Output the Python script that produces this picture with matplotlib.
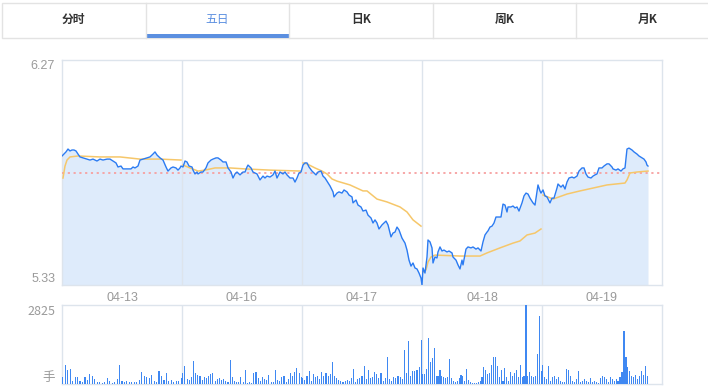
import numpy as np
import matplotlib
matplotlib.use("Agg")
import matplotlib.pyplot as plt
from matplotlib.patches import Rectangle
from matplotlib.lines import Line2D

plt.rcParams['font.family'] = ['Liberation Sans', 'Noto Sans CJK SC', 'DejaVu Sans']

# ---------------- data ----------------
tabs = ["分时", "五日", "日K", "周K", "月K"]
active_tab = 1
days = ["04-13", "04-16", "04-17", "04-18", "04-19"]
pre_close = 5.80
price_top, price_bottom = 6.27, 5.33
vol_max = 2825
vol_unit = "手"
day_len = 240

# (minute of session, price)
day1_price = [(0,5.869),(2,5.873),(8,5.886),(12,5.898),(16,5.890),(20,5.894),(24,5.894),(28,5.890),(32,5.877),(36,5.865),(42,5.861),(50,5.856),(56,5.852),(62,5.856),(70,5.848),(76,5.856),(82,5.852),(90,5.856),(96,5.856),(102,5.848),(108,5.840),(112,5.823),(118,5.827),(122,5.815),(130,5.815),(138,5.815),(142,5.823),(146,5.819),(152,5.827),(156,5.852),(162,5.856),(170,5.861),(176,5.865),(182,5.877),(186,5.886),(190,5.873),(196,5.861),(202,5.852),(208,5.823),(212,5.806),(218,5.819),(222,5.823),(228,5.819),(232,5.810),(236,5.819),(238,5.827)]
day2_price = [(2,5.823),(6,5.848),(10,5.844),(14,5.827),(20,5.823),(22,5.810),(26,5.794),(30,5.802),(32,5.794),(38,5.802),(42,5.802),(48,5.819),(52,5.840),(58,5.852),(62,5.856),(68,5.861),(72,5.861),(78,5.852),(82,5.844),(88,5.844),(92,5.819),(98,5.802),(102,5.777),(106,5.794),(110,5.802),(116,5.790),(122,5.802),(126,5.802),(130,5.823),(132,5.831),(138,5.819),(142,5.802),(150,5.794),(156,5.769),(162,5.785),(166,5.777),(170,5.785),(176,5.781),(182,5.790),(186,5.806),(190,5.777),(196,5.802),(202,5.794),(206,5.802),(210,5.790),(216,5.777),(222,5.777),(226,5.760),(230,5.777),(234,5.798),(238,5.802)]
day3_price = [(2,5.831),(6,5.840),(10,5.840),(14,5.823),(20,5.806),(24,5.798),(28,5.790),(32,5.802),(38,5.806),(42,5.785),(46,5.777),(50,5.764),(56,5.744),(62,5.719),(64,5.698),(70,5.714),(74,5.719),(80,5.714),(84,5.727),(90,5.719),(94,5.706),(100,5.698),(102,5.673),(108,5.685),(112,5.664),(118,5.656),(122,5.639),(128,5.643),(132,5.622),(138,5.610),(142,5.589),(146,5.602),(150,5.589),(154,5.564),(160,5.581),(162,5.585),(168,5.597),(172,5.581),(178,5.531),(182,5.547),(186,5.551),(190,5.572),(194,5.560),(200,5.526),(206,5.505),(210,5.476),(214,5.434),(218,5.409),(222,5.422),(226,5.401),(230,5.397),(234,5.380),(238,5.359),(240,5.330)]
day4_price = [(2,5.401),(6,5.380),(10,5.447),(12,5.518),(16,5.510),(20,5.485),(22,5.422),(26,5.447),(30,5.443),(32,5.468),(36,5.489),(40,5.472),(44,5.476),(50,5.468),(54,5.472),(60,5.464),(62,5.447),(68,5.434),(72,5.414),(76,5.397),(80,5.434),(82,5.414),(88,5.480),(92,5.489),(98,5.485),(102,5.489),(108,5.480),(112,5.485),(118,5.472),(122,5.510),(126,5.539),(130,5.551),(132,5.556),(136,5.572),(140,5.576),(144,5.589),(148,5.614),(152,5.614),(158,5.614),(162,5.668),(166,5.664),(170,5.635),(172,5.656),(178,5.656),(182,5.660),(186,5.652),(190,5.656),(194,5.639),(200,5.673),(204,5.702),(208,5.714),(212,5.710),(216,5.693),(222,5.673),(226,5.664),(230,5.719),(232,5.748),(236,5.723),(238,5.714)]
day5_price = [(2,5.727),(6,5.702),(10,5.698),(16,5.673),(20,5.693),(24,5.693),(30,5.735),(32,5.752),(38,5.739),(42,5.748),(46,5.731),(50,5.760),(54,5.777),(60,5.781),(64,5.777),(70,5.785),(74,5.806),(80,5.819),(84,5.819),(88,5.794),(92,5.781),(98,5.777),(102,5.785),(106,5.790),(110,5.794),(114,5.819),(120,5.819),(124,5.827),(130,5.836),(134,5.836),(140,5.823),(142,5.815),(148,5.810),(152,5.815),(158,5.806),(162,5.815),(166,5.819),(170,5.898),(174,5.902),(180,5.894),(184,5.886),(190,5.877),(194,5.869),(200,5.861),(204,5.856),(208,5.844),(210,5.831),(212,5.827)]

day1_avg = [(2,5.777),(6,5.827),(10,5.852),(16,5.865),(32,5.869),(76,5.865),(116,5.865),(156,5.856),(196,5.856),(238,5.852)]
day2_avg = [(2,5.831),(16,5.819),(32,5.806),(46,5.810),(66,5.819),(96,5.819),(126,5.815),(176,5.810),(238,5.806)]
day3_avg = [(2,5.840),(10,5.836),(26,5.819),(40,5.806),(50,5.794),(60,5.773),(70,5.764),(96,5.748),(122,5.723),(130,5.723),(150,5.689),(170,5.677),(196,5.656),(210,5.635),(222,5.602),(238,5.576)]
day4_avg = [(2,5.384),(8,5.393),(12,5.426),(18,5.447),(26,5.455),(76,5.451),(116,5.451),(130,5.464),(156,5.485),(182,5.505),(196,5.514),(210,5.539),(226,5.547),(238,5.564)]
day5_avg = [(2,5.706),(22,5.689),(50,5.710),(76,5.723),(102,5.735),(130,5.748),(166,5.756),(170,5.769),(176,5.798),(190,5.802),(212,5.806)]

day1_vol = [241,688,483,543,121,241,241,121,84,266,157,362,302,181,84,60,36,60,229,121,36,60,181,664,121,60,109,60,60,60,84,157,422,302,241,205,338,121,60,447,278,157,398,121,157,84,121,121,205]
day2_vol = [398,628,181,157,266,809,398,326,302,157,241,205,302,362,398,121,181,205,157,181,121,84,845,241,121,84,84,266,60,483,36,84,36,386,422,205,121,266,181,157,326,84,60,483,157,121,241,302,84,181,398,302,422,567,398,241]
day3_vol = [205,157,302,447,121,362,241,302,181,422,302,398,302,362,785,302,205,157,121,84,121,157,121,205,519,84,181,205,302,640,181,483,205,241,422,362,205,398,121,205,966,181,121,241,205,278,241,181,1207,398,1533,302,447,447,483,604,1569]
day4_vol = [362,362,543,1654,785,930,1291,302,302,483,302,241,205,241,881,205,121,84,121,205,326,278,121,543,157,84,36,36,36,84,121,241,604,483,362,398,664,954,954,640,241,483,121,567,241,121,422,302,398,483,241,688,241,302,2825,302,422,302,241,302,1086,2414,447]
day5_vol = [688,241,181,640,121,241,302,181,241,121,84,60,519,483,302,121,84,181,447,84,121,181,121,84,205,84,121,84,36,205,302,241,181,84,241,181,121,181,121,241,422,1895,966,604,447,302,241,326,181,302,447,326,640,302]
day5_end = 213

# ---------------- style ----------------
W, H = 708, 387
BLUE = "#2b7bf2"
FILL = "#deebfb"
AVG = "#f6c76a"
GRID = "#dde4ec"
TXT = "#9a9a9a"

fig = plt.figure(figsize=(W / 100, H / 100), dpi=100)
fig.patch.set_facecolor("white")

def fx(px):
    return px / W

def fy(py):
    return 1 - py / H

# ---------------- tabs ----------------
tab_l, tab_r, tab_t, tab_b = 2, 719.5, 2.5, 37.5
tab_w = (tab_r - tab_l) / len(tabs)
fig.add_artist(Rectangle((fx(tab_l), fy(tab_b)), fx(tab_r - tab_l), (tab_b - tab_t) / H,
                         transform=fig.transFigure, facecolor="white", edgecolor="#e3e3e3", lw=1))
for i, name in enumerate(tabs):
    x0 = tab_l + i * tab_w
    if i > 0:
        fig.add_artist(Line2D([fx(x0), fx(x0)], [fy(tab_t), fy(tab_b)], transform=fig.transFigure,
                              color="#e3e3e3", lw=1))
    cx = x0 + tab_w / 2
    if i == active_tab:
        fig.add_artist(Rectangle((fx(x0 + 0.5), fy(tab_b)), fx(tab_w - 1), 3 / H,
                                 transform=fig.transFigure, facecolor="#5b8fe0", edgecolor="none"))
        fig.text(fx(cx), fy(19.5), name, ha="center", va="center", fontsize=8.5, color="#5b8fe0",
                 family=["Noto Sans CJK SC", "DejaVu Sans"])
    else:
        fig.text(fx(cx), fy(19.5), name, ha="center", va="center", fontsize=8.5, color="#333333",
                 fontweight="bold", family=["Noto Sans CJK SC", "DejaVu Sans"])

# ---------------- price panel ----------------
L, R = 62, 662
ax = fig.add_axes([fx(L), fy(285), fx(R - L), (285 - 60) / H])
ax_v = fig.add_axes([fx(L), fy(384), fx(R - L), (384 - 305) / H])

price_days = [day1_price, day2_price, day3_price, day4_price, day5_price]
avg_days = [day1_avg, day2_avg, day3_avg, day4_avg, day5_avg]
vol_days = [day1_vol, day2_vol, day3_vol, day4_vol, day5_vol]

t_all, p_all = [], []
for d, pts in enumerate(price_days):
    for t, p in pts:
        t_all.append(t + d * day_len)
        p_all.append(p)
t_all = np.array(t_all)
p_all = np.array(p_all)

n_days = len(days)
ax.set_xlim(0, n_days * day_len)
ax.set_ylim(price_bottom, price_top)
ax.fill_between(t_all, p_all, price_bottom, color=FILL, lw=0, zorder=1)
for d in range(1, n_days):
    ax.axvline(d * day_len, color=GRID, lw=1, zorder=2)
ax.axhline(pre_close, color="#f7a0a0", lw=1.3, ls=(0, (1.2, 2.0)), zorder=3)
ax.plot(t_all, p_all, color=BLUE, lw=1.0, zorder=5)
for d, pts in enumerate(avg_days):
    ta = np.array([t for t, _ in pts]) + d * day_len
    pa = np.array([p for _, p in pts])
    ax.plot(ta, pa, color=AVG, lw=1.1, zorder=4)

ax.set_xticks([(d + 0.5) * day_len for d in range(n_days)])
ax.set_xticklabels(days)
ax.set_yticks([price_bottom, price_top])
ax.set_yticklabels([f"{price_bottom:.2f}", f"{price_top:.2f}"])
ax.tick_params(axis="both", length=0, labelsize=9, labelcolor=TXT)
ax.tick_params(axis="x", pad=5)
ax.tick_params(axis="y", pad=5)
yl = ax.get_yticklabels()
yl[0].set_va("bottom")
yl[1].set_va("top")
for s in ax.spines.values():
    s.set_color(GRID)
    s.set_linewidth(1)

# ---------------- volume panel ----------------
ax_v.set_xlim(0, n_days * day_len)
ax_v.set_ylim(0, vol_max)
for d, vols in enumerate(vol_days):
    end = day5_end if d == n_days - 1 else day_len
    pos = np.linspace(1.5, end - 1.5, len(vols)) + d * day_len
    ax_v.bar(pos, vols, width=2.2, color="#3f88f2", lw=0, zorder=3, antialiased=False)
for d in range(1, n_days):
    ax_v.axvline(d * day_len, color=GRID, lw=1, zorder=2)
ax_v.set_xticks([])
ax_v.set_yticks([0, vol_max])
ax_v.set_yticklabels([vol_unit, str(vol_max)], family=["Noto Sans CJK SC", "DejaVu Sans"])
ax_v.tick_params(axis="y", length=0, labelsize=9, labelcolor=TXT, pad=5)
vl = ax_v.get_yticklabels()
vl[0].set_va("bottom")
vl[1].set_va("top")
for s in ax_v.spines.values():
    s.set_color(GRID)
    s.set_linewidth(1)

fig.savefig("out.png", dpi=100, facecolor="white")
--
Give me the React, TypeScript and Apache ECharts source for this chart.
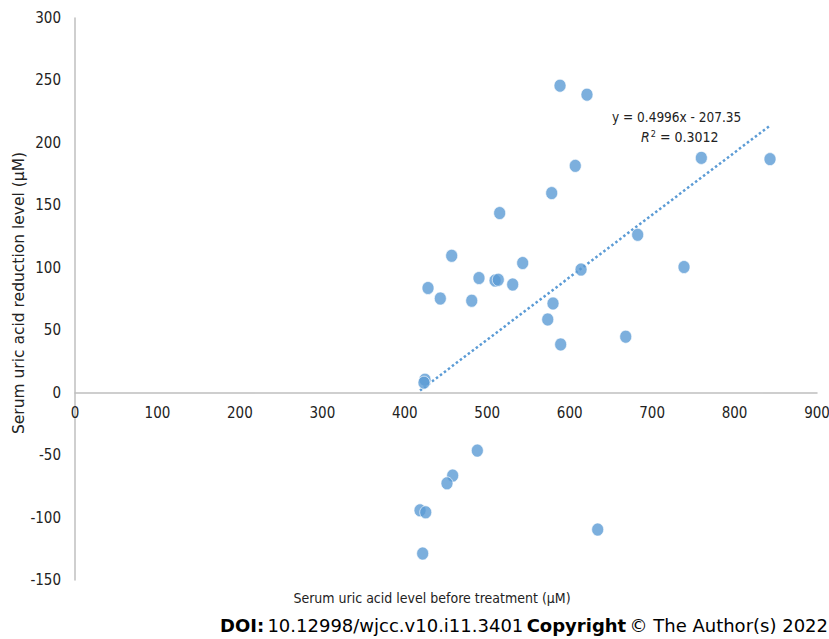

Stated task
Restate word for word the lines that begin at the one with "Output the Python" and end at the one with "day_len = 240", including both, and leave every picture aside.

Answer to the problem
Output the Python script that produces this picture with matplotlib.
import numpy as np
import matplotlib
matplotlib.use("Agg")
import matplotlib.pyplot as plt
from matplotlib.patches import Rectangle
from matplotlib.lines import Line2D

plt.rcParams['font.family'] = ['Liberation Sans', 'Noto Sans CJK SC', 'DejaVu Sans']

# ---------------- data ----------------
tabs = ["分时", "五日", "日K", "周K", "月K"]
active_tab = 1
days = ["04-13", "04-16", "04-17", "04-18", "04-19"]
pre_close = 5.80
price_top, price_bottom = 6.27, 5.33
vol_max = 2825
vol_unit = "手"
day_len = 240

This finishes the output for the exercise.